The Act did not clearly spell out the implications of exclusion from membership to the coparcenary in respect of inheritance of property. Thus, if a widowed Hindu male died leaving a son and a daughter, then, according to the explanation in Section 6 of the Act, there will be deemed to be a partition just before the death of the person. In this deemed or 'notional' partition, the father and son share equally and each gets half the property. The father's half will be shared equally by his son and daughter as Class I heirs. In effect, therefore, the daughter gets one-fourth of the property, while the son gets his own half from the deemed partition as a coparcener and an additional half from the share of his father. Together that would be three-fourths of the property. It is this inequity between son and daughter that has now been removed by the amendment.
In a major blow to patriarchy, centuries-old customary Hindu law in the shape of the exclusive male mitakshara coparcenary has been breached throughout the country.
The preferential right by birth of sons in joint family property, with the offering of 'shradha' for the spiritual benefit and solace of ancestors, has for centuries been considered sacred and inviolate. It has also played a major role in the blatant preference for sons in Indian society. This amendment, in one fell swoop, has made the daughter a member of the coparcenary and is a significant advancement towards gender equality.
Thanks to the amendment, daughters will now get a share equal to that of sons at the time of the notional partition, just before the death of the father, and an equal share of the father's separate share. However, the position of the mother vis-Ã -vis the coparcenary stays the same. She, not being a member of the coparcenary, will not get a share at the time of the notional partition. The mother will be entitled to an equal share with other Class I heirs only from the separate share of the father computed at the time of the notional partition. In effect, the actual share of the mother will go down, as the separate share of the father will be less as the property will now be equally divided between father, sons and daughters in the notional partition.
The original bill, introduced in 2004, exempted agricultural land from the purview of the amendment. A considerable section of society is totally against equal shares to daughters with respect to agricultural land. The inclusion of agricultural land in the amendment, giving equal shares to daughters and overriding state-level discriminatory tenurial laws, is a great credit to parliament. Effective lobbying by women's groups must also be given due credit.
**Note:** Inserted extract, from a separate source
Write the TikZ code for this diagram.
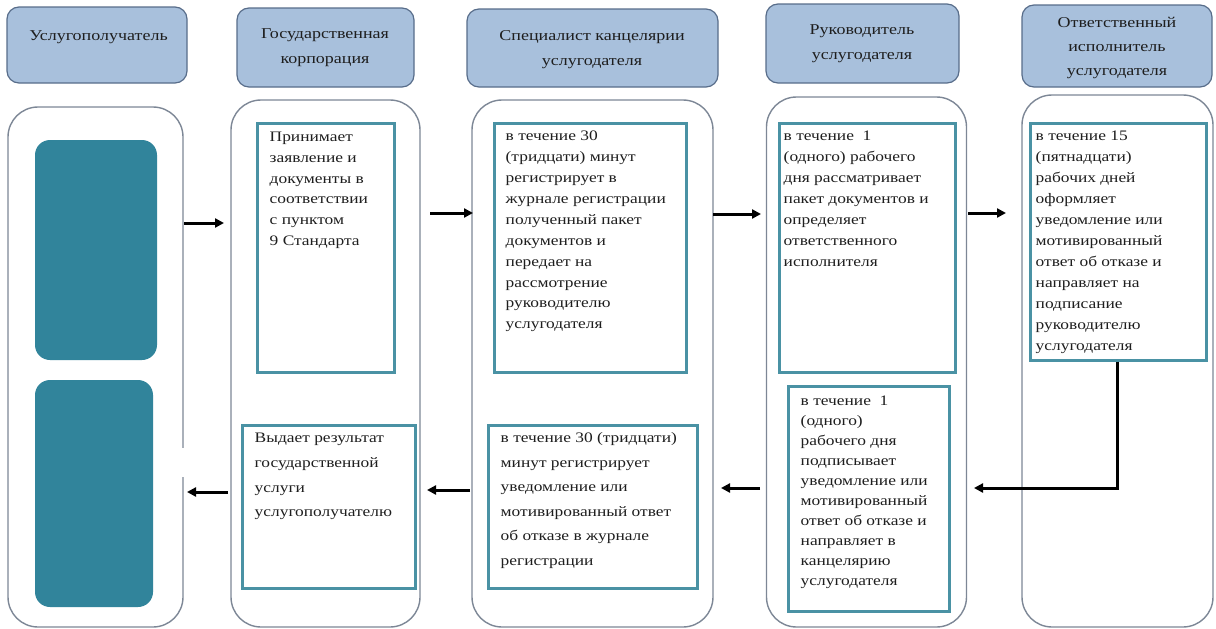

The equal sharing of the father's property applies in cases where he dies intestate -- that is, without making a will. Given the bias and preference for sons and notions of lineage, discrimination against daughters in inheritance through wills is bound to remain. In most cases, the terms of the will would favour the son. Perhaps the share of property that can be willed by a person could be restricted, as a step towards greater gender equality. For example, Islamic jurisprudence lays down that a person can only will one-third of his property. Provisions to check the prevalent practice of 'persuading' daughters to give up their share in joint family property is another area that requires attention. This is an opportune time to keep up the momentum for further reforms to reduce gender inequities and move towards a more equal society.